*Task objective*
Type out the data exactly as given. Skip any image.

*Provided material*

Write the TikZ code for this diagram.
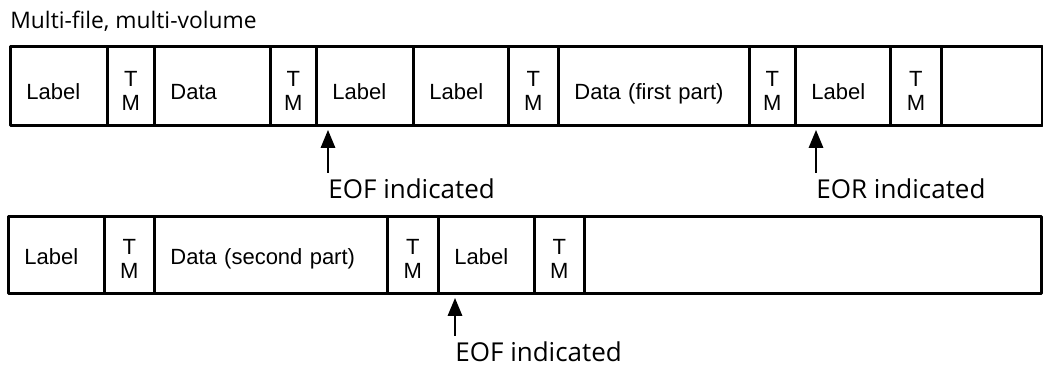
\documentclass[tikz,border=0pt]{standalone}
\usepackage{fontspec}
\newfontfamily\capfont{Open Sans}
\newfontfamily\boxfont{Liberation Sans}
\usetikzlibrary{arrows.meta}

\begin{document}
\begin{tikzpicture}[x=0.5pt,y=-0.5pt,line join=round,
  cell/.style={draw,line width=1.4pt,inner sep=0pt,anchor=north west,font=\boxfont\fontsize{11}{12}\selectfont},
  top/.style={minimum height=39.5pt},
  bot/.style={minimum height=38.5pt},
  txt/.style 2 args={cell,inner xsep=8pt,text width=#1,align=left,text height=#2,text depth=0pt},
  tm/.style 2 args={cell,minimum width=#1,align=center,text height=#2,text depth=0pt},
  gap/.style={cell,minimum width=#1},
  note/.style={anchor=base west,inner sep=0pt,font=\capfont\fontsize{13}{15}\selectfont},
  ptr/.style={-{Triangle[length=9pt,width=7pt]},line width=1.4pt,shorten <=2.5pt,shorten >=1.5pt}]
  \useasboundingbox (0,0) rectangle (1043,366);
  \node[note,font=\capfont\fontsize{11.4}{14}\selectfont] (ttl) at (10,28) {Multi-file, multi-volume};
  \node[txt={32.5pt}{14pt},top] (lab1) at (9,45) {Label};
  \node[tm={23.5pt}{25pt},top] (tm1) at (106,45) {T\\M};
  \node[txt={42pt}{14pt},top] (dat1) at (153,45) {Data};
  \node[tm={23pt}{25pt},top] (tm2) at (269,45) {T\\M};
  \node[txt={32.5pt}{14pt},top] (lab2) at (315,45) {Label};
  \node[txt={31.5pt}{14pt},top] (lab3) at (412,45) {Label};
  \node[tm={25pt}{25pt},top] (tm3) at (507,45) {T\\M};
  \node[txt={79.5pt}{14pt},top] (dat2) at (557,45) {Data (first part)};
  \node[tm={23pt}{25pt},top] (tm4) at (748,45) {T\\M};
  \node[txt={31.5pt}{14pt},top] (lab4) at (794,45) {Label};
  \node[tm={25.5pt}{25pt},top] (tm5) at (889,45) {T\\M};
  \node[gap=50.5pt,top] (end1) at (940,45) {};
  \node[txt={32pt}{10pt},bot] (lab5) at (7,215) {Label};
  \node[tm={25pt}{24pt},bot] (tm6) at (103,215) {T\\M};
  \node[txt={100.5pt}{10pt},bot] (dat3) at (153,215) {Data (second part)};
  \node[tm={25.5pt}{24pt},bot] (tm7) at (386,215) {T\\M};
  \node[txt={32pt}{10pt},bot] (lab6) at (437,215) {Label};
  \node[tm={25pt}{24pt},bot] (tm8) at (533,215) {T\\M};
  \node[gap=228.5pt,bot] (end2) at (583,215) {};
  \node[note] (eof1) at (328,198) {EOF indicated};
  \node[note] (eor) at (816,198) {EOR indicated};
  \node[note] (eof2) at (455,361) {EOF indicated};
  \draw[ptr] (eof1.north west) -- (eof1.north west |- lab2.south);
  \draw[ptr] (eor.north west) -- (eor.north west |- lab4.south);
  \draw[ptr] (eof2.north west) -- (eof2.north west |- lab6.south);
\end{tikzpicture}
\end{document}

*Problem solution*
Write the TikZ code for this diagram.
\documentclass[tikz,border=0pt]{standalone}
\usepackage{fontspec}
\newfontfamily\capfont{Open Sans}
\newfontfamily\boxfont{Liberation Sans}
\usetikzlibrary{arrows.meta}

\begin{document}
\begin{tikzpicture}[x=0.5pt,y=-0.5pt,line join=round,
  cell/.style={draw,line width=1.4pt,inner sep=0pt,anchor=north west,font=\boxfont\fontsize{11}{12}\selectfont},
  top/.style={minimum height=39.5pt},
  bot/.style={minimum height=38.5pt},
  txt/.style 2 args={cell,inner xsep=8pt,text width=#1,align=left,text height=#2,text depth=0pt},
  tm/.style 2 args={cell,minimum width=#1,align=center,text height=#2,text depth=0pt},
  gap/.style={cell,minimum width=#1},
  note/.style={anchor=base west,inner sep=0pt,font=\capfont\fontsize{13}{15}\selectfont},
  ptr/.style={-{Triangle[length=9pt,width=7pt]},line width=1.4pt,shorten <=2.5pt,shorten >=1.5pt}]
  \useasboundingbox (0,0) rectangle (1043,366);
  \node[note,font=\capfont\fontsize{11.4}{14}\selectfont] (ttl) at (10,28) {Multi-file, multi-volume};
  \node[txt={32.5pt}{14pt},top] (lab1) at (9,45) {Label};
  \node[tm={23.5pt}{25pt},top] (tm1) at (106,45) {T\\M};
  \node[txt={42pt}{14pt},top] (dat1) at (153,45) {Data};
  \node[tm={23pt}{25pt},top] (tm2) at (269,45) {T\\M};
  \node[txt={32.5pt}{14pt},top] (lab2) at (315,45) {Label};
  \node[txt={31.5pt}{14pt},top] (lab3) at (412,45) {Label};
  \node[tm={25pt}{25pt},top] (tm3) at (507,45) {T\\M};
  \node[txt={79.5pt}{14pt},top] (dat2) at (557,45) {Data (first part)};
  \node[tm={23pt}{25pt},top] (tm4) at (748,45) {T\\M};
  \node[txt={31.5pt}{14pt},top] (lab4) at (794,45) {Label};
  \node[tm={25.5pt}{25pt},top] (tm5) at (889,45) {T\\M};
  \node[gap=50.5pt,top] (end1) at (940,45) {};
  \node[txt={32pt}{10pt},bot] (lab5) at (7,215) {Label};
  \node[tm={25pt}{24pt},bot] (tm6) at (103,215) {T\\M};
  \node[txt={100.5pt}{10pt},bot] (dat3) at (153,215) {Data (second part)};
  \node[tm={25.5pt}{24pt},bot] (tm7) at (386,215) {T\\M};
  \node[txt={32pt}{10pt},bot] (lab6) at (437,215) {Label};
  \node[tm={25pt}{24pt},bot] (tm8) at (533,215) {T\\M};
  \node[gap=228.5pt,bot] (end2) at (583,215) {};
  \node[note] (eof1) at (328,198) {EOF indicated};
  \node[note] (eor) at (816,198) {EOR indicated};
  \node[note] (eof2) at (455,361) {EOF indicated};
  \draw[ptr] (eof1.north west) -- (eof1.north west |- lab2.south);
  \draw[ptr] (eor.north west) -- (eor.north west |- lab4.south);
  \draw[ptr] (eof2.north west) -- (eof2.north west |- lab6.south);
\end{tikzpicture}
\end{document}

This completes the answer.